M.L. -  Regardez comme c’est intéressant, cette idée des partenariats ! Nous avons annoncé ce printemps un partenariat avec le Crédit Mutuel, troisième groupe coopératif européen, et State Farm, plus grande mutuelle d’assurance des États-Unis. Nous avons acheté State Farm Canada ensemble, tout en restant ce que nous sommes – aucun groupe ne prend le contrôle de l’autre. Nous avons décidé de nous associer afin de faire quelque chose que, probablement, nous n’aurions pas fait seuls. Ce qui est fantastique aussi, c’est que nous avons mis sur pied une équipe d’innovation conjointe, qui se penchera sur des préoccupations communes, comme la relation avec le membre, les moyens de paiement, l’innovation, etc. Ça nous amènera beaucoup plus loin, tout en conservant l’identité de chacun de nos groupes. Clairement, la dimension des partenariats nous aidera à garder très actives nos valeurs, tout en faisant croître l’organisation. Les jeunes aussi nous aident pour ça. Nous voulons d’ailleurs attirer davantage de jeunes dirigeants et leur laisser de la place pour s’exprimer.

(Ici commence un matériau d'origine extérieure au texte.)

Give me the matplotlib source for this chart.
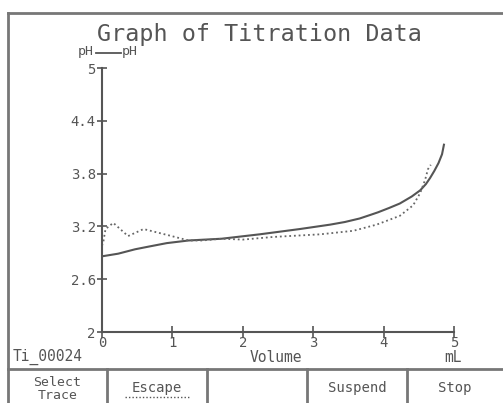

D.L. -  La notion de relève est hyper importante. Traditionnellement, lorsque nous formions des partenariats, c’était Guy, moi ou Robert Blain, notre chef des finances, qui siégions au conseil d’administration de ces entités. Nous sommes en train de changer ça pour permettre, justement, à des plus jeunes dans l’organisation de vivre cette expérience, afin qu’ils puissent grandir au sein de notre entreprise.

L’autre point de Monique qui m’inspire, c’est que la naissance de partenariats repose sur votre capacité à étendre votre réseau de contacts. Guy Laliberté et moi passons une énorme partie de notre temps à voyager et à rencontrer des gens. Parce qu’on ne sait jamais de qui viendront les occasions d’affaires. Le partenariat que nous venons de conclure sur Broadway, par exemple, est avec un vétéran de ce secteur [Scott Zeiger], qui était devenu un de nos amis. Nous étions donc tout de suite en terrain de confiance lorsque nous avons créé la division.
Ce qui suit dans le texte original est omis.